Brief insight to NGC 1850
NGC 1850 was first discovered by Scottish astronomer James Dunlop in 1826. NGC 1850 is an old twin star cluster with a smaller and more compact cluster of stars immediately to the right of the big cluster’s centre. Stars in the compact cluster are even and more recent with an estimated age of about 4 million years, whereas stars in the massive cluster are estimated to be around 50 million years old. NGC 1850 is located close to the edge of the Large Magellanic Cloud galaxy, about 168,000 light-years away.
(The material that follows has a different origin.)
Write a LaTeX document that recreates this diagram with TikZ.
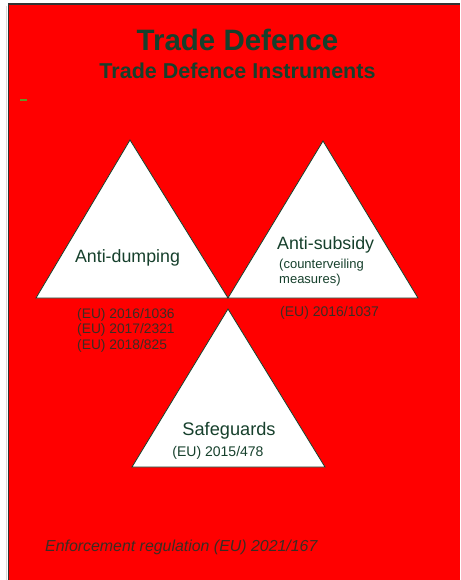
\documentclass[tikz,border=0pt]{standalone}
\usepackage{fontspec}
\setmainfont{Liberation Sans}
\definecolor{bgred}{RGB}{255,0,0}
\definecolor{dkgreen}{RGB}{22,64,44}
\definecolor{refgray}{RGB}{60,45,35}
\definecolor{olive}{RGB}{100,150,40}
\tikzset{
  tri/.style={draw=dkgreen, line width=0.8pt, fill=white, line join=miter},
  txt/.style={text=dkgreen, inner sep=0pt},
  ref/.style={text=refgray, inner sep=0pt, font=\fontsize{13.8}{15.5}\selectfont, align=left},
}
\begin{document}
\begin{tikzpicture}[x=1pt,y=-1pt]
\useasboundingbox (0,0) rectangle (460,580);
\fill[white] (0,0) rectangle (460,580);
\fill[bgred] (8.5,4) rectangle (460,580);
\draw[black!80, line width=1.5pt] (8.5,580) -- (8.5,4) -- (460,4);
\draw[black!15, line width=0.8pt] (6.5,6) -- (6.5,580);
% triangles
\draw[tri] (130,140) -- (228,298) -- (36,298) -- cycle;
\draw[tri] (323,141) -- (418,298) -- (228,298) -- cycle;
\draw[tri] (228,309) -- (325,467) -- (132,467) -- cycle;
% titles
\node[txt, font=\fontsize{29.5}{32}\selectfont\bfseries] (t1) at (237.5,40) {Trade Defence};
\node[txt, font=\fontsize{21.5}{24}\selectfont\bfseries] (t2) at (237.5,71) {Trade Defence Instruments};
\fill[olive] (20,99) rectangle (27,101.5);
% triangle labels
\node[txt, font=\fontsize{17.8}{20}\selectfont] (ad) at (127.5,258) {Anti-dumping};
\node[txt, font=\fontsize{17.8}{20}\selectfont, anchor=west] (as) at (277,245) {Anti-subsidy};
\node[txt, font=\fontsize{13}{15.3}\selectfont, anchor=north west, align=left] (cm) at (279,259) {(counterveiling\\measures)};
\node[txt, font=\fontsize{18.2}{20}\selectfont] (sg) at (229,431) {Safeguards};
\node[txt, font=\fontsize{14}{15}\selectfont] (sgr) at (218,453) {(EU) 2015/478};
% references
\node[ref, anchor=north west] (r1) at (77,308) {(EU) 2016/1036\\(EU) 2017/2321\\(EU) 2018/825};
\node[ref, font=\fontsize{14}{15.5}\selectfont, anchor=west] (r2) at (280,312.5) {(EU) 2016/1037};
\node[ref, font=\fontsize{15.9}{18}\selectfont\itshape, anchor=west] (enf) at (45,547) {Enforcement regulation (EU) 2021/167};
\end{tikzpicture}
\end{document}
Similar to the relics of supernovae in our Milky Way galaxy, the luminous gas filaments throughout the left-hand picture attest to powerful stellar explosions and show that short-lived big stars have recently been present in the area.
NGC 1850 divisions
The Hubble Space telescope played a pivotal role in capturing the image yet again proving that it might be on the trajectory of obsolete but that does not prevent this from taking breathtaking images. With a total radius of 16 light years and a tidal radius of 10 light years, the primary cluster is around 100 million years old. It is thought to be 42,000 times as massive as the Sun. The stellar component is divided into two major sequence groups, with around one-fourth of the stars in a bluer (hotter) group and the remainder in a redder (cooler) population. The much younger cluster is termed as 1850A. The first direct dynamical detection of a black hole in this young large cluster was made in November 2021 by astronomers using MUSE on the Very Large Telescope. They did this by observing its impact on the motion of a star nearby.